# GIVEN INSTRUCTION:
Retype, with no alterations, every line between the one containing "What Bokeh code" and the one containing "from bokeh.resources import INLINE", counting both of those lines too. Pictures are to be left out.

Records with drawing code:
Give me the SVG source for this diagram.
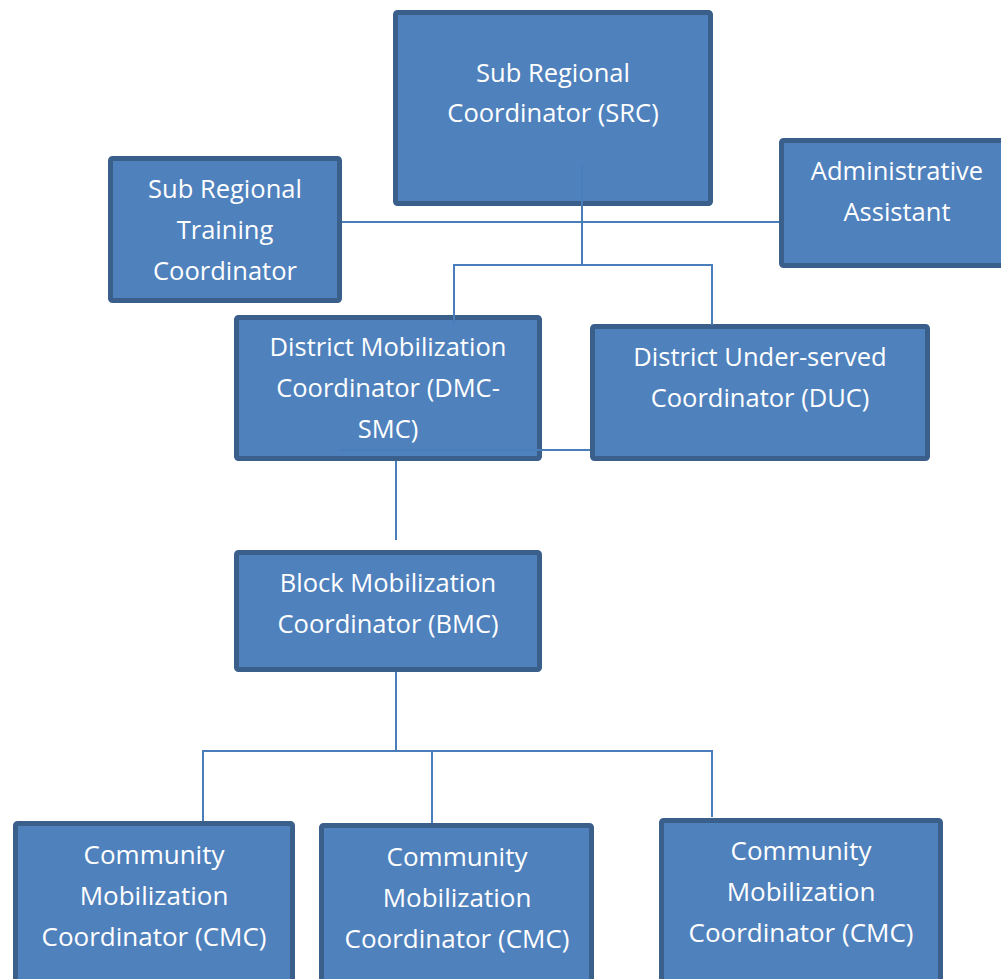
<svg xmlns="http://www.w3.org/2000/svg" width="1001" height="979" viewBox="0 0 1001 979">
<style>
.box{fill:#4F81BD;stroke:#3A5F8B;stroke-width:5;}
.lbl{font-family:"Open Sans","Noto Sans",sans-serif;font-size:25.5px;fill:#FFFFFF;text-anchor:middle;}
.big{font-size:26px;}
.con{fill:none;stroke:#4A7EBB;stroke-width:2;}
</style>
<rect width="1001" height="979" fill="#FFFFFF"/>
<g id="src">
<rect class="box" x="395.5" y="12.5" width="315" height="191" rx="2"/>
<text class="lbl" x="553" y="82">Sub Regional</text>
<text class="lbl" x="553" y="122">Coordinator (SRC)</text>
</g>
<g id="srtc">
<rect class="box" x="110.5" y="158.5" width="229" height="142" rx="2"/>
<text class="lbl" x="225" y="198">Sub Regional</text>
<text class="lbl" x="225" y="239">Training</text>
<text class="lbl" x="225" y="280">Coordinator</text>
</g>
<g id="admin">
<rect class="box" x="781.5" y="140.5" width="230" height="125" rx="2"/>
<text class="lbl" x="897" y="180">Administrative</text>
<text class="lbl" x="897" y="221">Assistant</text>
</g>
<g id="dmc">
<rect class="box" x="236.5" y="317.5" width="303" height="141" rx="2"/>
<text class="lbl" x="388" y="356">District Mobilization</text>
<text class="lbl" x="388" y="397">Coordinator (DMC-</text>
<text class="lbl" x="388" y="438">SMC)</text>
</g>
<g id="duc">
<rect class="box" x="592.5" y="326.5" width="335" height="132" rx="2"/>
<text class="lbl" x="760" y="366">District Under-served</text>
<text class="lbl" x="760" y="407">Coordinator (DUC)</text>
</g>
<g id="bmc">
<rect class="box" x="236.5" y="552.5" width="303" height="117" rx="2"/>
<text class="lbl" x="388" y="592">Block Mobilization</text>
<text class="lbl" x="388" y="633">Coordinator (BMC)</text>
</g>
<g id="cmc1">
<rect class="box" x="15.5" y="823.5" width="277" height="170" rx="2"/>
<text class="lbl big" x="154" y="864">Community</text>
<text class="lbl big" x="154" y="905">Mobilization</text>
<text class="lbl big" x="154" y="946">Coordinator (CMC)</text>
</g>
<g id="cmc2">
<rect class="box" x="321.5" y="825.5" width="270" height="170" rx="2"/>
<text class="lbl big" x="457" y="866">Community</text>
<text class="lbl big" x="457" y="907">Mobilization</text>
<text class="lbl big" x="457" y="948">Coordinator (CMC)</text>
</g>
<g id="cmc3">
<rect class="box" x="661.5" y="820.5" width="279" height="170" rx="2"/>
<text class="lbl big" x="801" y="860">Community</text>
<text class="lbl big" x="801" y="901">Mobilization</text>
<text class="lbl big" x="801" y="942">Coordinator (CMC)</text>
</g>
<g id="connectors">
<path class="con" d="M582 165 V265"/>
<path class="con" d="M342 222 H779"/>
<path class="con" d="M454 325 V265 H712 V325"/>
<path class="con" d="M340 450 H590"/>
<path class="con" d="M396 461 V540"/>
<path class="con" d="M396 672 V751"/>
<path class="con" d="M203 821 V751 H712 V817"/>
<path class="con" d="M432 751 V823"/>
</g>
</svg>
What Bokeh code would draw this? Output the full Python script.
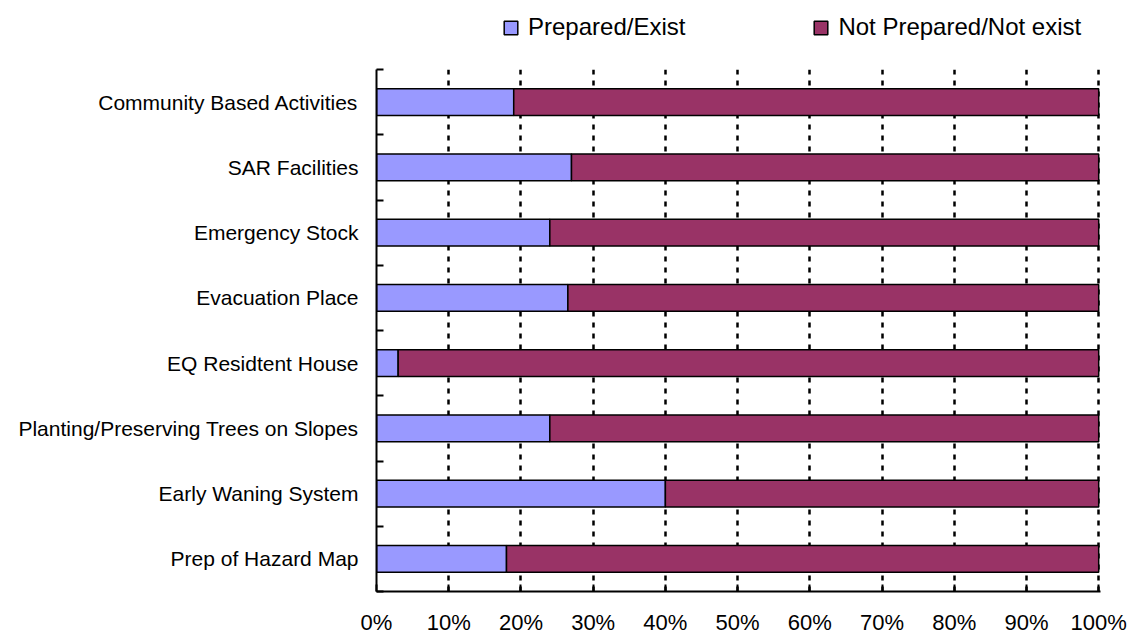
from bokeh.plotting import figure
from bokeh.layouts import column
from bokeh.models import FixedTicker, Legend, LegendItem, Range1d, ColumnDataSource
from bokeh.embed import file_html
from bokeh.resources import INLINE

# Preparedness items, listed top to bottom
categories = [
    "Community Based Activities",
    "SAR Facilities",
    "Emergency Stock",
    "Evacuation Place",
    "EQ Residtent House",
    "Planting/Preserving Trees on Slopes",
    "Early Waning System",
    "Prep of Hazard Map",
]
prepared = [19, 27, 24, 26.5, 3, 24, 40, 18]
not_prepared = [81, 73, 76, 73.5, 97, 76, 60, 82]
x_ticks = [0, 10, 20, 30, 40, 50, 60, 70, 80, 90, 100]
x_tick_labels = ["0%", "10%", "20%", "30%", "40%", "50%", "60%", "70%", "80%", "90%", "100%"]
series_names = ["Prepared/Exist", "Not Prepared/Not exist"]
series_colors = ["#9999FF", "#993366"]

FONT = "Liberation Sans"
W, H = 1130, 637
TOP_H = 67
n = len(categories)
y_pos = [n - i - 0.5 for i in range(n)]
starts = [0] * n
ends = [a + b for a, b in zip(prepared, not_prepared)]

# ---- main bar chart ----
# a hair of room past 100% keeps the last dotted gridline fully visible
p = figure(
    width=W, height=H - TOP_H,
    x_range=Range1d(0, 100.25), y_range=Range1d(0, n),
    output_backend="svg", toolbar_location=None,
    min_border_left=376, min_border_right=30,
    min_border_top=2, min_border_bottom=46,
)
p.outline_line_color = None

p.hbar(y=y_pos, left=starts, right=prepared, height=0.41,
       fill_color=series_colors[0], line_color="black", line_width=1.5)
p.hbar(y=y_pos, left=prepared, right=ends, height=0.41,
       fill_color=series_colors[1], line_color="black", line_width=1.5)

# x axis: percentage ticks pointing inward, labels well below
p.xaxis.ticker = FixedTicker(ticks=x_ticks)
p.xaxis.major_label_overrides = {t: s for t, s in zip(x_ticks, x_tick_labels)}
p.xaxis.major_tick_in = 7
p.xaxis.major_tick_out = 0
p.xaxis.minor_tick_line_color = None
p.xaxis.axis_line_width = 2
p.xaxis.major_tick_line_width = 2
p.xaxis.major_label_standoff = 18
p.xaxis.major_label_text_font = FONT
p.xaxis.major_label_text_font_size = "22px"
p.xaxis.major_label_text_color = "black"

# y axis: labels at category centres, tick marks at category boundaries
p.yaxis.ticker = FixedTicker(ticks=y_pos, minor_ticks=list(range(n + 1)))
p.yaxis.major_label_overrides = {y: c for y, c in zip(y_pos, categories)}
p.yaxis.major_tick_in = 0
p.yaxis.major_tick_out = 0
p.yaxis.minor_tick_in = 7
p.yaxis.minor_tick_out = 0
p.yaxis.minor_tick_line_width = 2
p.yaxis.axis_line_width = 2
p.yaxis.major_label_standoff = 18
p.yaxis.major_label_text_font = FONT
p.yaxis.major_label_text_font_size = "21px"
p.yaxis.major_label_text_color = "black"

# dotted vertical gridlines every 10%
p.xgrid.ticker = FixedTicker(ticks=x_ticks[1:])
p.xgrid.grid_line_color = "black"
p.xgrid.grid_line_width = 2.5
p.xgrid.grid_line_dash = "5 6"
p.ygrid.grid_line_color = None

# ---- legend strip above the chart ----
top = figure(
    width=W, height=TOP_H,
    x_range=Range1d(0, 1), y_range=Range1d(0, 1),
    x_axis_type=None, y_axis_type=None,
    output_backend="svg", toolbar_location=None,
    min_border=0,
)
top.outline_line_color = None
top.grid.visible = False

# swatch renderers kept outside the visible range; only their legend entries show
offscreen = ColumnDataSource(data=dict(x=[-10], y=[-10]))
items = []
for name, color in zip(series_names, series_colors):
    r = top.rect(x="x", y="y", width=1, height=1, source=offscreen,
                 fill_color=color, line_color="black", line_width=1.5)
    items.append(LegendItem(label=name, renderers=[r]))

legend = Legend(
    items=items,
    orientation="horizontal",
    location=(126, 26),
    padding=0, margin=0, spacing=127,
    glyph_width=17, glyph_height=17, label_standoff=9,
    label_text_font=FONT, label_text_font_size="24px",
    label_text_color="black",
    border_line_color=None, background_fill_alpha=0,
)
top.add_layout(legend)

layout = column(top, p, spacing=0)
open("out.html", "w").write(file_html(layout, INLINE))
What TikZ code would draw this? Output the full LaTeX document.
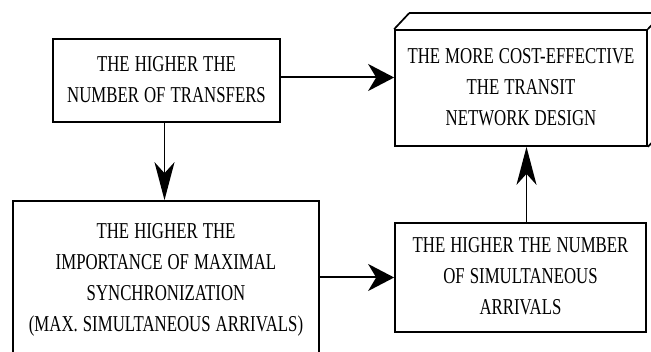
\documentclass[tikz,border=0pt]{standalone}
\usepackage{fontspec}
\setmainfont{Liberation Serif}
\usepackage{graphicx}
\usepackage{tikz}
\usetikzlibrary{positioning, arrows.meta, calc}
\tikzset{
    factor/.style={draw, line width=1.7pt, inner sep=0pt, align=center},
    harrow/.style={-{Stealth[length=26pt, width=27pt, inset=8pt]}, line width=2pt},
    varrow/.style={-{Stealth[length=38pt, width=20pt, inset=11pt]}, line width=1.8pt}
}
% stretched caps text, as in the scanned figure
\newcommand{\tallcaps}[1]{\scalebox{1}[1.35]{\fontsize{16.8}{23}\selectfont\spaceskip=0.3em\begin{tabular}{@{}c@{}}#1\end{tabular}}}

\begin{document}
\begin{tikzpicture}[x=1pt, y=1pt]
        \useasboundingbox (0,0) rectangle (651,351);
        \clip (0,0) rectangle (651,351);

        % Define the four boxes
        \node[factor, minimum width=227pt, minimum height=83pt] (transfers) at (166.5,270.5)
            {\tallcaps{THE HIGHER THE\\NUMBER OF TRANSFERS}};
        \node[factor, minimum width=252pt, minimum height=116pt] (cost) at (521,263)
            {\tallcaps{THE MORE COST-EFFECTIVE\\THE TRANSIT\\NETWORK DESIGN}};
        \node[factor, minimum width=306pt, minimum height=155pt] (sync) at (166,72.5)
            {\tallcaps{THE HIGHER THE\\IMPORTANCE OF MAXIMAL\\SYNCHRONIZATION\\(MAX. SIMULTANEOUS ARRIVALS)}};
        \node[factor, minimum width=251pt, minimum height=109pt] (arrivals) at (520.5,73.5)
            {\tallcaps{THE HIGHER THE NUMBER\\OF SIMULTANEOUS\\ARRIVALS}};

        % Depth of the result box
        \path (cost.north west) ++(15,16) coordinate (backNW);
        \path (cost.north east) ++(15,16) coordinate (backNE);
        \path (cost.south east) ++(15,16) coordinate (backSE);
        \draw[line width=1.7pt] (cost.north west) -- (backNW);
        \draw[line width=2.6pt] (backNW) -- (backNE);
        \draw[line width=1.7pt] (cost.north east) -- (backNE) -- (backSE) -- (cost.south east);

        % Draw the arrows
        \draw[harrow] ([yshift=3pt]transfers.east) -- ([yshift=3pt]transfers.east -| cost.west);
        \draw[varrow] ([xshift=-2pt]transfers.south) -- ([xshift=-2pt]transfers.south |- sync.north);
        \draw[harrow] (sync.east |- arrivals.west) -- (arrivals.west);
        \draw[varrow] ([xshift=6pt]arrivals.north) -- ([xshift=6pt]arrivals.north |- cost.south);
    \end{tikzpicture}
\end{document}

# RESULT OF THE EXERCISE:
What Bokeh code would draw this? Output the full Python script.
from bokeh.plotting import figure
from bokeh.layouts import column
from bokeh.models import FixedTicker, Legend, LegendItem, Range1d, ColumnDataSource
from bokeh.embed import file_html
from bokeh.resources import INLINE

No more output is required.